Physical Privacy Cover
A built-in or clip-on shutter that blocks the lens. The only 100% reliable way to prevent unauthorized camera access. No software can detect a physical cover. Cameras like the Logitech C920x ship with one built-in.
R
Resolution
The pixel dimensions of captured video. Common webcam resolutions: 720p (1280×720), 1080p (1920×1080), 1440p (2560×1440), 4K (3840×2160). Higher resolution requires more bandwidth and processing. Most streaming platforms cap delivery at 1080p60.

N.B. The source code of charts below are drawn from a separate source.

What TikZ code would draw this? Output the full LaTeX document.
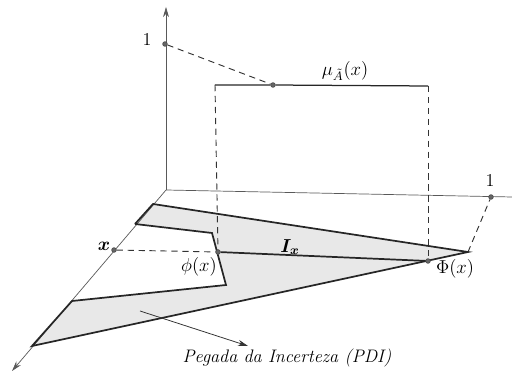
\documentclass[tikz,border=0pt]{standalone}
\usepackage{bm}
\usetikzlibrary{arrows.meta}
\begin{document}
\begin{tikzpicture}[x=0.64pt,y=-0.64pt,
  axis/.style={draw=black!65,line width=0.45pt},
  thick edge/.style={draw=black!85,line width=1.1pt},
  dsh/.style={draw=black!80,line width=0.6pt,dash pattern=on 4pt off 3pt},
  pt/.style={circle,fill=black!60,draw=black!70,inner sep=0pt,minimum size=3pt},
  lbl/.style={inner sep=1pt,font=\fontsize{11.6}{14}\selectfont},
  tip/.style={-{Stealth[length=6.5pt,width=3.8pt]}}]
\useasboundingbox (0,0) rectangle (512,375);
% key coordinates
\coordinate (O) at (166,190);
\coordinate (Ztop) at (166,7);
\coordinate (Xend) at (512,197);
\coordinate (Dend) at (12,371);
\coordinate (A) at (153,204);
\coordinate (T) at (468,252);
\coordinate (B) at (32,346);
\coordinate (H1) at (135,224);
\coordinate (H2) at (212,233);
\coordinate (H3) at (226,285);
\coordinate (H4) at (72,301);
\coordinate (TL) at (215,85);
\coordinate (TR) at (428,86);
% filled footprint
\fill[black!9] (A) -- (T) -- (B) -- (H4) -- (H3) -- (H2) -- (H1) -- cycle;
% axes
\draw[axis,tip] (O) -- (Ztop);
\draw[axis] (O) -- (Xend);
\draw[axis,tip] (O) -- (Dend);
% outline
\draw[thick edge] (H1) -- (A) -- (T) -- (B) -- (H4) -- (H3) -- (H2) -- (H1);
% points
\node[pt] (z1) at (165,44) {};
\node[pt] (x1) at (491,197) {};
\node[pt] (xp) at (114,250) {};
\node[pt] (phi) at (218,252) {};
\node[pt] (Phi) at (428,261) {};
\node[pt] (mu) at (273,85) {};
% I_x
\draw[thick edge] (phi) -- (Phi);
% membership top line and dashed verticals
\draw[draw=black!85,line width=0.8pt] (TL) -- (mu) -- (TR);
\draw[dsh] (TL) -- (phi);
\draw[dsh] (TR) -- (Phi);
\draw[dsh] (z1) -- (mu);
\draw[dsh] (xp) -- (phi);
\draw[dsh] (T) -- (x1);
% labels
\node[lbl] (l1z) at (147,39) {1};
\node[lbl] (l1x) at (490,180) {1};
\node[lbl] (lmu) at (345,71) {$\mu_{\tilde{A}}(x)$};
\node[lbl] (lxp) at (104,246) {$\bm{x}$};
\node[lbl] (lphi) at (199,267) {$\phi(x)$};
\node[lbl] (lPhi) at (455,269) {$\Phi(x)$};
\node[lbl] (lIx) at (290,247) {$\bm{I_x}$};
\node[lbl] (lpdi) at (287,358) {\itshape Pegada da Incerteza (PDI)};
\coordinate (arS) at (140,311);
\coordinate (arE) at (248,346);
\draw[draw=black!80,line width=0.5pt,tip] (arS) -- (arE);
\end{tikzpicture}
\end{document}
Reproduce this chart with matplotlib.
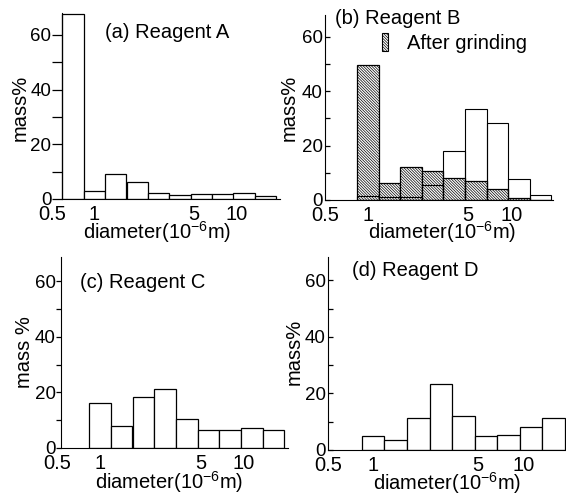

RTMP (Real-Time Messaging Protocol)
The protocol used to send your video stream from encoder to ingest server. OBS, Streamlabs, and XSplit all output via RTMP by default. Most major platforms (Twitch, YouTube, Facebook Live) accept RTMP streams.
S
Scene
In OBS, a scene is a saved layout of video sources, overlays, and audio inputs. You switch between scenes during a stream — for example, between a “just chatting” scene with your webcam front and center and a “gameplay” scene with the game dominant.
Sensor Size
The physical dimensions of the image sensor inside the webcam. Larger sensors capture more light and produce shallower depth of field. Webcam sensors are typically tiny (1/3″ or smaller) — larger sensors are found in dedicated cameras used with capture cards.
Stream Key
A unique alphanumeric code from your streaming platform that authenticates your stream. Treat it like a password — anyone with your stream key can broadcast to your channel. Never share it publicly or paste it in OBS screenshots.
T–U
Temporal Noise Reduction (TNR)
A processing technique that averages multiple frames to reduce noise. Works well for static shots but can create motion blur artifacts during fast movement. Common in webcam firmware — you usually can’t control it directly.
UVC (USB Video Class)
A standard that allows webcams to work without custom drivers on Windows, macOS, and Linux. UVC compliance means plug-and-play compatibility across operating systems and software. Most consumer webcams are UVC-compliant.
V–W
Virtual Camera
A software layer that makes OBS (or similar software) appear as a webcam source to other apps like Zoom, Teams, and Discord. Lets you apply OBS filters, scenes, and overlays to video calls. OBS has this built in since version 26.
White Balance
The adjustment that compensates for the color temperature of your light source. Measured in Kelvin — 3000K is warm (incandescent), 5500K is daylight, 6500K is cool (overcast). Locking white balance in your webcam software prevents color shifts mid-stream.
WDR (Wide Dynamic Range)
A hardware or processing feature that handles high-contrast scenes — like a bright window behind a dark subject. WDR combines multiple exposures or uses tone mapping to preserve detail in both highlights and shadows simultaneously.